Her brother John and sister Jane, twelve and seven years older, were sent away to school, but Jessie, who took a B.A. at McGill in her native Canada, and a Master's at Radcliffe in 1912, before marrying Conrad, was well able to teach Joan at home, and was herself a great reader. Armstrong was also an enormous influence on Joan's reading--his house was full of books--and on her writing, both by example and in his comments on her early work. All through the 1920s and 1930s Armstrong was producing novels, biographies, and poems, but perhaps his greatest gift was for short stories, and it is for his fantastic, often ghostly, and wildly imaginative stories that he will probably be best remembered.
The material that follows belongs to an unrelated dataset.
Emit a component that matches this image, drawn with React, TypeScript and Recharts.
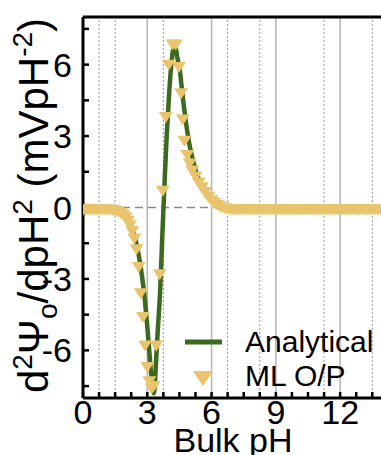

In the late 1930s the BBC invited him to write for their Children's Hour programmes, and he produced a series of stories called "Said the Cat to the Dog" about a middle-class English family and their rather extraordinary talking pets, which became an enormous success.

Joan was about sixteen and, as she says, "in a snobbish sort of teenage rebellious mood, and it seemed to me that they were terribly silly." In fact they probably were intentionally so, but this only reflects the difference between Joan's attitude to writing for children, and what her stepfather considered would be suitable (and indeed moral) fare for the young. "Silly" had been the most withering criticism he had levelled at her own early work, and this had clearly rankled.

"Just for fun I thought I would write a kind of skit on them, so I wrote a story, called 'Yes, but Today Is Tuesday,' calling my family Armitage instead of Armstrong, in which a lot of totally unexpected and horrendous things happened, sent it to the BBC, and to my amazement they took it!"

Meet the Author

Best known for The Wolves of Willoughby Chase, Joan Aiken (1924-2004) wrote over a hundred books. After her first husband's death, she supported her family by copyediting at Argosy magazine and an advertising agency, then began publishing fiction. She went on to write for Vogue, Good Housekeeping, Vanity Fair, Argosy, Women's Own, and many others.